Особенно много Антокольский писал в первые месяцы войны. Его по-прежнему воодушевляло издавна присущее ему чувство истории. Одно из первых его стихотворений военного времени так и озаглавлено — «Страница новой истории».

В годы войны Антокольский включал в свой арсенал все новые виды поэтического оружия. «Черноморская баллада», «Послание в Ленинград», «Русская сказка», «Волчий вальс», «Письма в Среднюю Азию», «Баллада о парне из гитлеровской дивизии „Великая Германия“» — уже одни названия этих стихов показывают, что их автор стремился использовать все поэтические жанры, заботился не только о том, чтобы поскорее откликнуться на события, но и о том, чтобы эти отклики становились фактами поэзии.

Большинство из написанного Антокольским в военные годы — это стихи, а не просто стихотворные отклики на войну, какие во множестве писались в те годы.

Отдавая должное ежедневной поэтической работе Антокольского в военное время, следует все же особо выделить поэму «Сын» — лучшее из того, что им создано.

Свою первую книжку, вышедшую во время войны, — «Полгода» — Антокольский открыл стихотворением «Мой сын». Провожая единственного сына в армию, поэт напутствовал его: «Лети. Будь счастлив. Если бы ты не был Самим собою, — я не мог бы жить». Во второй книжке военного времени — «Железо и огонь» — есть адресованные сыну «Письма в Среднюю Азию»: «Сын. Комсомолец. Школьник. Человек. Вступаешь ты в железный грозный век…»

Но этим письмам не суждено было дойти до адресата. В той самой книжке, куда они вошли, на титульном листе появилось посвящение, вставленное в последнюю минуту: «Светлой памяти моего сына младшего лейтенанта Владимира Павловича Антокольского».

Как же это случилось?

У Павла Григорьевича был заветный ларец; где хранились материалы, связанные с жизнью и смертью его сына, а также с поэмой о нем. В свое время Антокольский запер ларец и решил, что до конца жизни не откроет его. Я убедил его открыть ларец. То, что в нем содержалось, дышало неподдельной правдой жизни и смерти, породившей такую же неподдельную правду искусства. Передо мной от начала до конца прошла восемнадцатилетняя жизнь Володи Антокольского.

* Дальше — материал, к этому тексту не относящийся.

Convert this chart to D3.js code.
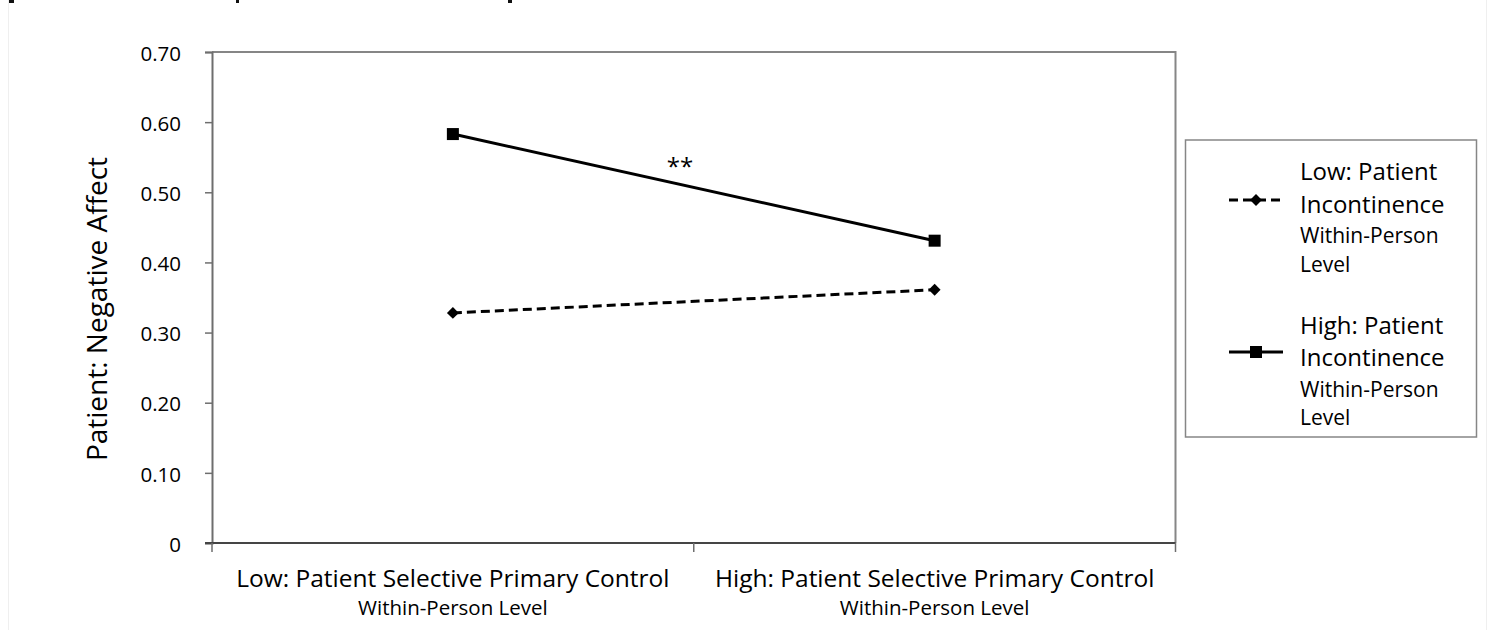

15 июня 1941 года Володя окончил школу. Через несколько дней после начала войны по призыву райкома комсомола уехал рыть противотанковые рвы. В конце сентября был мобилизован. 10 июня 1942 года окончивший артиллерийское училище младший лейтенант Антокольский отправился на фронт. Из действующей армии он прислал отцу две открытки — от 13 и от 18 июня.

1 июля Антокольский отправил Володе большое письмо. Прошло две недели — письмо вернулось. На конверте значилось: «Адресат выбыл 6–07–42. Старшина (подпись неразборчива)». Может быть, Володю перевели в другую часть?